Just looking at the list, it strikes me how much healthier a “locavore” diet would have to be, and how abundant the food choices offered by this area really are. I’ll be interested to see how this crazy experiment works out.

4 Comments

  1. jess wrote:

    http://farmtophilly.com/ — may also have some nearby links of interest. Of course if it’s ~100 miles from Philly it may or may not be close enough to you, but there should be some overlap in their sources.

    I’ve seen edamame and potatoes at my farmer’s market!

    I’ve been switching to more local stuff as time goes on but of course then I go to the Asian market and buy decided non-local noodles and lotus root.

    Tuesday, May 6, 2008 at 1:03 pm | Permalink
  2. Michael wrote:

    Excellent link, thanks! It’s also good to hear that you’ve seen edamame and potatoes. I know the CSA we’re doing included some potatoes for a couple of weeks last year, but it would be nice to find them at the farmer’s market as well.

    I probably just wasn’t looking hard enough for them last year.

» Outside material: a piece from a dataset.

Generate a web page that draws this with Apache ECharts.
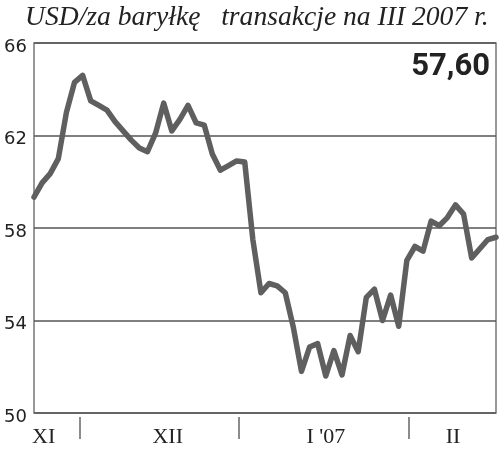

    Tuesday, May 6, 2008 at 1:20 pm | Permalink
  3. Kara wrote:

    Speaking of farting and millers…

    This Nicholas was risen for to pisse,
    And thoughte he wolde amenden al the jape;
    He sholde kisse his ers er that he scape.
    And up the wyndowe dide he hastily,
    And out his ers he putteth pryvely
    Over the buttok, to the haunche-bon;
    And therwith spak this clerk, this Absolon,
    “Spek, sweete bryd, I noot nat where thou art.”

    This Nicholas anon leet fle a fart
    As greet as it had been a thonder-dent,
    That with the strook he was almoost yblent;
    And he was redy with his iren hoot,
    And Nicholas amydde the ers he smoot.

    Oh Chaucer, could anyone really improve on the english language after him?

    Wednesday, May 7, 2008 at 9:13 am | Permalink
  4. Michael wrote:

    For our visitors who don’t speak dirty 14th-century English:

    This Nicholas was risen to piss,
    And thought he would make the joke even better;
    He should kiss his ass before he escapes.
    And he opened up the window hastily,
    And he puts out his ass stealthily
    Over the buttock, to the thigh;
    And then spoke this clerk, this Absolon,
    “Speak, sweet bird, I know not where thou art.”

    This Nicholas immediately let fly a fart
    As great as if it had been a thunder-bolt,
    So that with the stroke he was almost blinded;
    And he was ready with his hot iron,
    And he smote Nicholas in the middle of the ass.